■ Material provided ■

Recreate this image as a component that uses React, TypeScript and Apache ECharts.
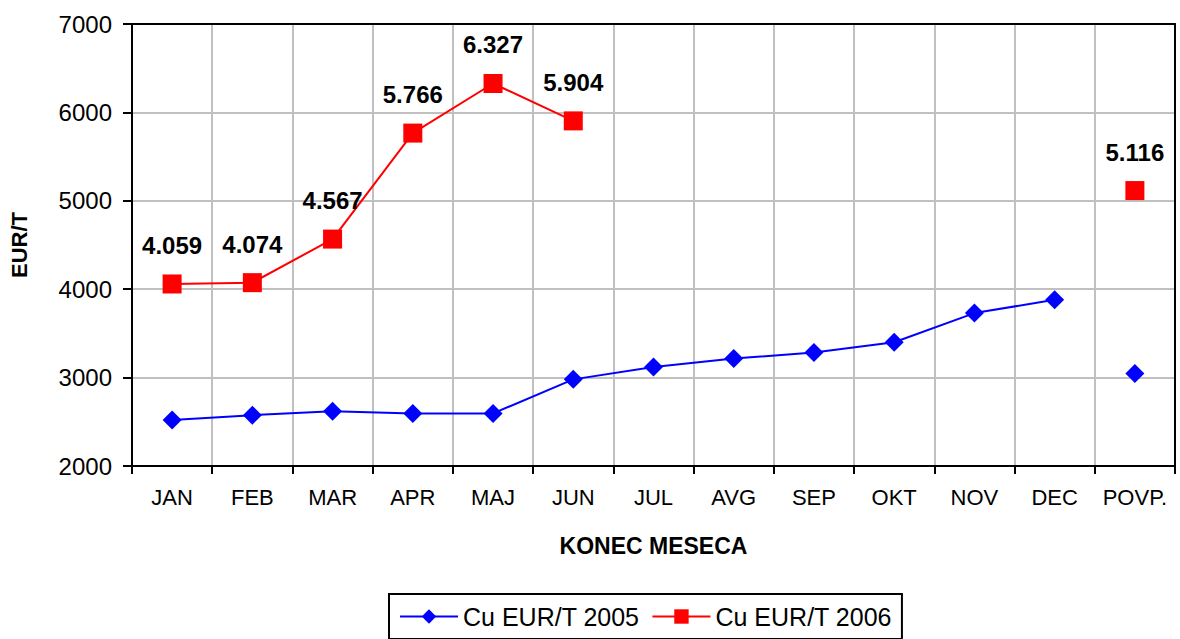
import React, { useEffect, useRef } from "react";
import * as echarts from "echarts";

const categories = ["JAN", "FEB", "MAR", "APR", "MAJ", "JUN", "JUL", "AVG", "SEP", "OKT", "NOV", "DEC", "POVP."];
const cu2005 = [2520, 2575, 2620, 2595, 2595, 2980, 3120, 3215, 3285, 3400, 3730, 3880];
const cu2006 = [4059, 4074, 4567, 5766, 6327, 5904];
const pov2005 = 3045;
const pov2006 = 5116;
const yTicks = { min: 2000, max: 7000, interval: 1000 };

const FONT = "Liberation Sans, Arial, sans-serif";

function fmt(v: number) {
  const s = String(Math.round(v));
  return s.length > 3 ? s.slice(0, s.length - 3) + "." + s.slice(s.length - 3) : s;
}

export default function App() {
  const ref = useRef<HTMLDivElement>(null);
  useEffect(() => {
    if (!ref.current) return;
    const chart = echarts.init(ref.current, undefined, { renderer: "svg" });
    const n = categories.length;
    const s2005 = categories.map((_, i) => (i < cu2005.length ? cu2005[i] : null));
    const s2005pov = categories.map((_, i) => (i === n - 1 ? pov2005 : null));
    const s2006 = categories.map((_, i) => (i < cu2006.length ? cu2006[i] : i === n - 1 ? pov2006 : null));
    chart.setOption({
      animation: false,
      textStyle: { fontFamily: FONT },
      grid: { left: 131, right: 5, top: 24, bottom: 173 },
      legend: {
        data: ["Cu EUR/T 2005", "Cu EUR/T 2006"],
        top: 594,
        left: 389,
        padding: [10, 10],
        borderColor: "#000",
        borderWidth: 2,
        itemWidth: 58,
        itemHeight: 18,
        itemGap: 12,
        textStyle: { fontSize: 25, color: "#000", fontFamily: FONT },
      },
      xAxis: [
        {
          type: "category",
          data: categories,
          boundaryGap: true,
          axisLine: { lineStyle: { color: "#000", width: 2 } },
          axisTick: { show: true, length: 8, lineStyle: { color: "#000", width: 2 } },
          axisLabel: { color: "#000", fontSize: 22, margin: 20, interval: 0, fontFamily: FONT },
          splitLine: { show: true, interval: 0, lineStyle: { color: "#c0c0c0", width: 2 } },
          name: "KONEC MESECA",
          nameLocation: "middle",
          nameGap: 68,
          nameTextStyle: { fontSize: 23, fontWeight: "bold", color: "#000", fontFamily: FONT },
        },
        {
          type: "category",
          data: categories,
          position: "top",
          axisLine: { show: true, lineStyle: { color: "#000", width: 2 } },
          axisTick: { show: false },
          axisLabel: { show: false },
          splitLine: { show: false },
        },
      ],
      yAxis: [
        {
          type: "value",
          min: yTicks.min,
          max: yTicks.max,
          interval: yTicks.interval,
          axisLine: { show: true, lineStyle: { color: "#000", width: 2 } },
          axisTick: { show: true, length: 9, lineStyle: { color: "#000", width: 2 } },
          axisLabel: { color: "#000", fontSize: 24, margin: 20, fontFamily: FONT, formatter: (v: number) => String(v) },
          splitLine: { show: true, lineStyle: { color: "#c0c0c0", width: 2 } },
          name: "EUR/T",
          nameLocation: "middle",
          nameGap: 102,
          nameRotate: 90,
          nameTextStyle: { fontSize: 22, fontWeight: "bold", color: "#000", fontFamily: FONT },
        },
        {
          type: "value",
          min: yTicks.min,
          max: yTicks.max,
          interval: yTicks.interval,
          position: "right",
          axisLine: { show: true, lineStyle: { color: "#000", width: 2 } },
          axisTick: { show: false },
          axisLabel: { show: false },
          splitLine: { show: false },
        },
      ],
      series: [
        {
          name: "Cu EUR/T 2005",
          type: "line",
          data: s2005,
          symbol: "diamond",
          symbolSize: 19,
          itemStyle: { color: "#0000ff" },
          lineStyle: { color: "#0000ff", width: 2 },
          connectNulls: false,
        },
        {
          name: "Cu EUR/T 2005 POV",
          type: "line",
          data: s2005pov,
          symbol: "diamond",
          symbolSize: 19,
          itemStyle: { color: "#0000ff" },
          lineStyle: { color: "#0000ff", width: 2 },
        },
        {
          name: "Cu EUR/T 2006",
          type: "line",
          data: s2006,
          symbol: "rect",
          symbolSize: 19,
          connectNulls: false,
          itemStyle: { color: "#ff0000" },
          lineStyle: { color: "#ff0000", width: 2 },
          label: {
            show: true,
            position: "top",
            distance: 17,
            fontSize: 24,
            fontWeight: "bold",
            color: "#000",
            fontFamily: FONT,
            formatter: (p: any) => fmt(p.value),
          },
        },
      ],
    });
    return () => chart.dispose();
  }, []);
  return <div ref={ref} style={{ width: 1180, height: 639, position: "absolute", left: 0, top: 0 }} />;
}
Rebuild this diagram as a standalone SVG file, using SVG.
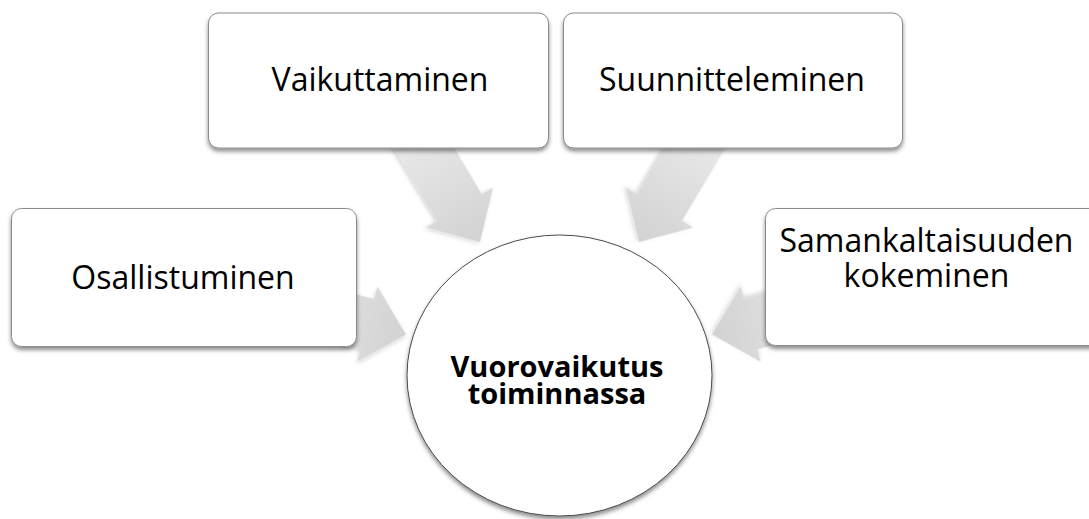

■ To do ■
Restate word for word every line from the top of the entries above to the line with "import * as", inclusive, and skip any pictures.

■ Task answer ■
Recreate this image as a component that uses React, TypeScript and Apache ECharts.
import React, { useEffect, useRef } from "react";
import * as echarts from "echarts";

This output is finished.